We welcome multiple submission types that reflect the maturity and goals of your contribution:

Position Statements

Up to 2 pages, including references highlighting early-stage ideas, industrial perspectives, or proposals that feed into the community report.

Short Papers

Up to 4 pages, plus 1 additional page for references presenting early visions, experience notes, or framework sketches that invite feedback.

Full Papers

Up to 10 pages, plus 2 additional pages for references documenting novel approaches, frameworks, or evaluations grounded in data-intensive software engineering.

arXiv Presentations

Recent preprints offered for open discussion in a non-archival format to spark collaboration.

Important Dates (AoE, UTC-12h)

Paper Submission Deadline: February 1, 2026
Paper Notification: February 25, 2026
Camera-Ready Deadline: April 2, 2026
Early Registration Deadline: April 24, 2026

Submission notes: Submissions must adhere to the FSE 2026 two-column industry track format. Detailed formatting guidelines can be found at the FSE 2026 – How to Submit. Submissions will undergo a double-blind review process by the program committee members. Submissions must be original at the time of submission and must be uploaded via HotCRP. At least one author of each accepted paper must register and present at the workshop.

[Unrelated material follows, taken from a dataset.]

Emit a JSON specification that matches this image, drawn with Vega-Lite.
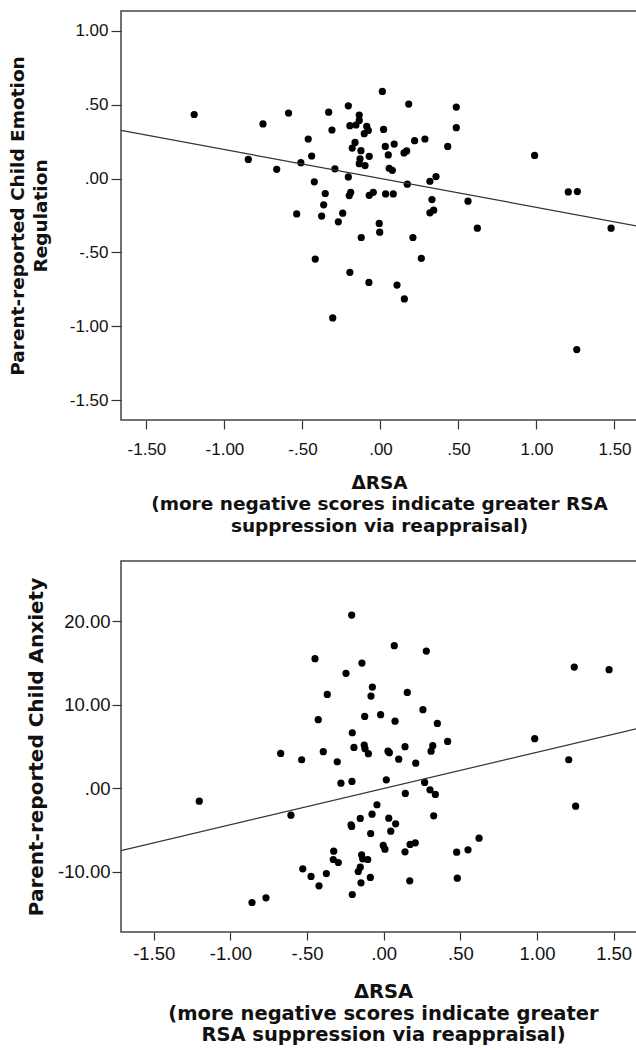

All accepted papers, except for position statements and arXiv presentations, will appear in the FSE 2026 workshop proceedings by default. Non-archival papers and position statements will be shared via the workshop website. Regardless of track, submissions must be unpublished elsewhere, and at least one author must attend and present.

Authors of accepted position statements will collaborate after the workshop to synthesize a community article—targeting venues such as IEEE Software— that captures shared insights and future directions. We are also planning to award a spotlight award for the best emerging ideas on data intensive software engineering.